Fig 6. Top 3 sectors in high dividend yield index10


More to come…

There is room for dividends to grow further in Asia. For one, although Asia’s dividends per share grew 14% in 2017, surpassing dividend growth in the US (7%) and Europe (4%), Asia’s dividend pay-out ratio (42%) is still below that of the developed markets (~50%)11.

Two, structural drivers are in place to accelerate dividend growth. In our earlier article, we highlighted that South Korea, Taiwan, Hong Kong and Singapore are projected to have the largest share of elderly population by 2050, with more than 4 in 10 persons aged 60 and above. The need for adequate and diversified sources of retirement income will underpin the demand for high dividend yielding stocks. Asian company management are likely to rise to the challenge.

In South Korea, the National Pension Service (NPS) adopted a stewardship code in July. The code aims to make institutional investors more engaged in corporate governance issues in the interests of their beneficiaries. This may lead companies to pay out bigger dividends. Other institutional investors may also follow in NPS’ wake, exerting further pressure on Korean company management to increase dividend pay-outs. Not just in Korea, corporate governance is likely to become more important over the next decade in Asia.

Over in China, as reforms stay in place, we can expect to see more Chinese companies running their businesses with clearer goals to improve shareholder returns. The recent development of employee share option schemes even within state-owned enterprises help align management incentives with shareholder returns, improving the prospects for sustainable dividends.

Bottom line

Asian equities look cheap relative to Europe and the US - Asia is trading on a price to book of 1.6x versus 3.4x and 1.8x for the US and Europe respectively12. If history is a guide, Asian markets typically perform well over the next 1, 3 and 5 years when Asian market valuations are at these levels.

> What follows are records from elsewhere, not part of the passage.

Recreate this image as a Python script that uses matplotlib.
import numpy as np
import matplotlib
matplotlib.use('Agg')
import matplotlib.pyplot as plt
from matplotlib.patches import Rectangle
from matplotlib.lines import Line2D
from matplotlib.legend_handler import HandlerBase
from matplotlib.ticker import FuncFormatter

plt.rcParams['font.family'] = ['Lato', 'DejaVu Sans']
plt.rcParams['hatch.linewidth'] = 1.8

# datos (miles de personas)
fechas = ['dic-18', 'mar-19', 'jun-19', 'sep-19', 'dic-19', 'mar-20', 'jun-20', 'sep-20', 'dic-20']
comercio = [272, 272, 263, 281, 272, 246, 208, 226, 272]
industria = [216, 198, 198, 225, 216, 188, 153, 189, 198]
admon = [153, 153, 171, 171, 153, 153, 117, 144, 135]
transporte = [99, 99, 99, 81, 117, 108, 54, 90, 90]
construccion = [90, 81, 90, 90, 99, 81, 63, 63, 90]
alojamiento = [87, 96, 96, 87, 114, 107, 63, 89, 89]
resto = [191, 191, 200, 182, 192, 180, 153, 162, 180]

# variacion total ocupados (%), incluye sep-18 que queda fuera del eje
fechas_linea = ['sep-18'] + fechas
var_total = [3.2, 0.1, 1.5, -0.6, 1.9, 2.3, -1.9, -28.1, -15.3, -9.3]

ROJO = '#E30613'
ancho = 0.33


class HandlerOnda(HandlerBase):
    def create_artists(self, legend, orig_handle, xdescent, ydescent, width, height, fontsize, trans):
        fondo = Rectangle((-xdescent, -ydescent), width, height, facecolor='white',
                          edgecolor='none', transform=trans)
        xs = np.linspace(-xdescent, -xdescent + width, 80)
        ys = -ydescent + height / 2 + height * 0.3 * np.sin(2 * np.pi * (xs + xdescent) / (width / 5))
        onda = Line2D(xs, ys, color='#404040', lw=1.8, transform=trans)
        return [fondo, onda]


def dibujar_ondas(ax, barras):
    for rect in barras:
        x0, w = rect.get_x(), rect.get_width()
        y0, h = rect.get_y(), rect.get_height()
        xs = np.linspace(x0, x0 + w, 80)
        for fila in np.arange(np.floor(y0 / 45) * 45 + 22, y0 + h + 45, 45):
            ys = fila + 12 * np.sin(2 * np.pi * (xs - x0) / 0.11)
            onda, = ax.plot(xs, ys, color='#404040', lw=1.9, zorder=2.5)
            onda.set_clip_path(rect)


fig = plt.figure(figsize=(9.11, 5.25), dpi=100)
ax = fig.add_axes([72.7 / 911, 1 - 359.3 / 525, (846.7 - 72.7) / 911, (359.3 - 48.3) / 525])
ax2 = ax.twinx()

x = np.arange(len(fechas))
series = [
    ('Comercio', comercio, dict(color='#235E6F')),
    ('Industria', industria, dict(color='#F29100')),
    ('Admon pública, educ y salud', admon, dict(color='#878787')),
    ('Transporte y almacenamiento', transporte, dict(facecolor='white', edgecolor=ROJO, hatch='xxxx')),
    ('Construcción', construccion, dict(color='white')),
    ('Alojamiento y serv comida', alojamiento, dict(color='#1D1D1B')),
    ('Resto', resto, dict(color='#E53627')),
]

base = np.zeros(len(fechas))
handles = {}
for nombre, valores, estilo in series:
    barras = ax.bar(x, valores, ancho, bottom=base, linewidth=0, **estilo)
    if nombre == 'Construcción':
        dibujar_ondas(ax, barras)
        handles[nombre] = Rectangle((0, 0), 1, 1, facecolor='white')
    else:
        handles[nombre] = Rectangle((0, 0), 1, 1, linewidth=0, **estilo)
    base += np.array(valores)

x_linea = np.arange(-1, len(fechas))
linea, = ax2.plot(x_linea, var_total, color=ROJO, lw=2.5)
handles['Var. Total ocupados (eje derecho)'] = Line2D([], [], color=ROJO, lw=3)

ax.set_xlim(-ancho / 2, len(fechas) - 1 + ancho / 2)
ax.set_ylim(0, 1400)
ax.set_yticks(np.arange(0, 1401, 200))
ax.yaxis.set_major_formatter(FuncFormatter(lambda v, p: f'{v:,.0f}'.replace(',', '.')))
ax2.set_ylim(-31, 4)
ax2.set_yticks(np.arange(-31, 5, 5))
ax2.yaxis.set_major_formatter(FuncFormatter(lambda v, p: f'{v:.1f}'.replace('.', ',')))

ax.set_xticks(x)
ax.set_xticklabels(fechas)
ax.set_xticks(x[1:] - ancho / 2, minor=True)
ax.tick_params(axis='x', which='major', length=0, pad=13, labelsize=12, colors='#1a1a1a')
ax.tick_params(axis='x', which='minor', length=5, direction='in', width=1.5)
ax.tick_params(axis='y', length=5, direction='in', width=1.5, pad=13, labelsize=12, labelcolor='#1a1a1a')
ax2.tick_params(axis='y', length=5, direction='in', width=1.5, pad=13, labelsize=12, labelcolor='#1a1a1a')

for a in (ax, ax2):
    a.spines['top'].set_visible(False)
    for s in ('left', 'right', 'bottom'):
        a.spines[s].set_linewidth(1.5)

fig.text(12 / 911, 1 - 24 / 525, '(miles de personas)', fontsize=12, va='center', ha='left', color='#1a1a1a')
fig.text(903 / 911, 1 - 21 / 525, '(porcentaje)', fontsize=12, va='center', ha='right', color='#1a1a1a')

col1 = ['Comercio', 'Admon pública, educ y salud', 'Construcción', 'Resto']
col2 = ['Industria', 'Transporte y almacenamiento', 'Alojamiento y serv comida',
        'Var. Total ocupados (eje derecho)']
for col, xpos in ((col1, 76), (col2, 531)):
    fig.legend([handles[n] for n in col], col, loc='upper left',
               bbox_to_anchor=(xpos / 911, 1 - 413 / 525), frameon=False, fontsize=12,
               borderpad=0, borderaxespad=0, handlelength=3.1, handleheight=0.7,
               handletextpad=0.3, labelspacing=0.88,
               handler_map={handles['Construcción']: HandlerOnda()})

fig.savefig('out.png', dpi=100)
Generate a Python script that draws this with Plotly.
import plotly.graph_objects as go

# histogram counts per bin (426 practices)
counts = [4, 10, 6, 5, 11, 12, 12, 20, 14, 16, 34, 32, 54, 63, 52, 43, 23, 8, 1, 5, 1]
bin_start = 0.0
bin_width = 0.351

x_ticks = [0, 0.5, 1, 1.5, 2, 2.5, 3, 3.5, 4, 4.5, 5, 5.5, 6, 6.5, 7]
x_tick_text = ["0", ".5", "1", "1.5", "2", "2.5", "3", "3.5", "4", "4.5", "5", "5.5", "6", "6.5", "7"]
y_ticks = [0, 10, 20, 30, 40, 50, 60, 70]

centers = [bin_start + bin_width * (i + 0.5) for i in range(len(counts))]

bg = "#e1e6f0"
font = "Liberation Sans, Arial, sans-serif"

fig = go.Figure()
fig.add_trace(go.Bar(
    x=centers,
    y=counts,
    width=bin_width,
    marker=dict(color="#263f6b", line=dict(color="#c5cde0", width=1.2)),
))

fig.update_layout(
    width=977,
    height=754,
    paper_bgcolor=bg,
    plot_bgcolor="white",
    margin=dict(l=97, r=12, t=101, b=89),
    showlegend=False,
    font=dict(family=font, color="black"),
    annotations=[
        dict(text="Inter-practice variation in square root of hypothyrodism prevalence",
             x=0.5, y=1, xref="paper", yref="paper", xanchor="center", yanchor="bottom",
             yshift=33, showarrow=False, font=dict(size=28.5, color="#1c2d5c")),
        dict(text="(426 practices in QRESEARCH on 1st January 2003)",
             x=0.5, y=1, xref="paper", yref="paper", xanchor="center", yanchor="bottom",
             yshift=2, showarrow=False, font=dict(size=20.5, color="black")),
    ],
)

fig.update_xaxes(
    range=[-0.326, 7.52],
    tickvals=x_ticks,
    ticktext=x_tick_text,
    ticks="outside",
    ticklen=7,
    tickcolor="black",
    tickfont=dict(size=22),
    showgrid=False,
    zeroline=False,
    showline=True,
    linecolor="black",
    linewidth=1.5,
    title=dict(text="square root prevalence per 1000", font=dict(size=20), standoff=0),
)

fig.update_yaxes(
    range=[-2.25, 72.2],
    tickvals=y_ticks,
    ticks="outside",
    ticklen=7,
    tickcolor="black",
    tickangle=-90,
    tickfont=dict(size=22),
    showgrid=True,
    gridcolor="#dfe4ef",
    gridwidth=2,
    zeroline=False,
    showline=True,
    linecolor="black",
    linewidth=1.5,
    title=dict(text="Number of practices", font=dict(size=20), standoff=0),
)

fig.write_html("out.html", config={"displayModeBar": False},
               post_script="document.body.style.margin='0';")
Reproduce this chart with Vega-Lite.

It remains to be seen whether investor fears of slower growth and weaker earnings will materialise. Markets nevertheless are likely to be sensitive to news flow and economic data releases for the rest of 2018. This points to more, not less, volatility going forward.

Asian dividends allow investors to take advantage of Asia’s attractive valuations while enjoying some defensiveness in their portfolios. Investors however need to steer clear of companies that have an unsustainably high pay-out ratio or volatile pay-out policies. Active managers can help investors avoid “yield traps” by examining the underlying drivers of a company’s dividend yield, thereby identifying quality companies with sustainable dividends and dividend growth.